In 2004 Bill Ruckelshaus was appointed chairman of The William D. Ruckelshaus Center, a joint effort of the University of Washington and Washington State University. Together, the institutions apply university resources, knowledge, and a collaborative process to solve challenging public policy issues.

Both Bill and Jill Ruckelshaus have received individual awards for myriad accomplishments. Among more recent recognitions, she was honored as a 2014 Woman of Influence by the Puget Sound Business Journal.

In 2012, Mr. Ruckelshaus was the recipient of the NatureServe Conservation Award in honor of “the unique character, scale, and diversity of his contributions to the protection of the natural environment.”  In 2015, in recognition of his service to the country, he was awarded the Presidential Medal of Freedom, the highest civilian honor in the U.S.

Reflecting on their decades of distinguished service, this year’s First Citizen Award winners commented on their philosophies.

“I’ve concluded there are four important criteria for what makes a job worthwhile,” stated Bill Ruckelshaus. That list includes interest, excitement, challenge, and fulfillment. He noted it is tough to find the same degree of fulfillment that he found in the government. “At EPA, you work for a cause that is beyond self-interest and larger than the goals people normally pursue. You’re not there for the money, you’re there for something beyond yourself.”
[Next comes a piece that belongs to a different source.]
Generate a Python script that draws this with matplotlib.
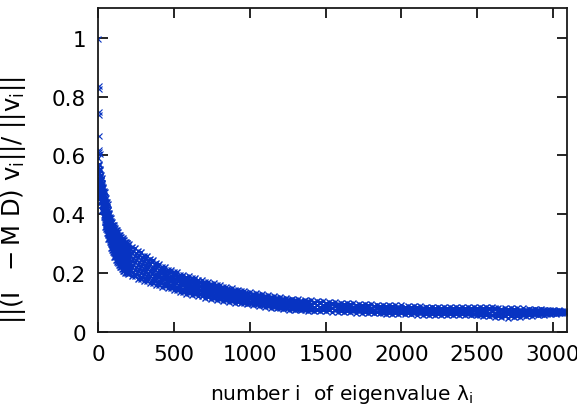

Commenting on her own leadership philosophy, Jill Ruckelshaus says “Envision change, encourage and validate others.” As for her advice for others, she believes “Excellence is a habit. Do your best work and be kind every day.”

Like many of the past honorees, the Ruckelshaus’ join an elite group of recipients whose vision, leadership, volunteerism and generosity have enhanced the region’s vibrancy and quality of life. Past recipients include individuals, couples, families and organizations; they hail from humanitarian groups, charitable, health and educational institutions, arts groups, environmental causes and various civic endeavors.

Other couples who have been honored as First Citizens include Kayla and Ned Skinner (1974); Buster and Nancy Alvord (1991); Laurie and Scott Oki (2002); Dan and Nancy Evans (2003); Jeffrey and Susan Brotman (2005); James and Sherry Raisbeck (2007); and Jamie and Karen Moyer (2011).

About the First Citizen Award

Since its inception in 1939, the First Citizen Award (believed to be this region’s oldest such recognition) continues to celebrate community leadership, volunteerism and public service.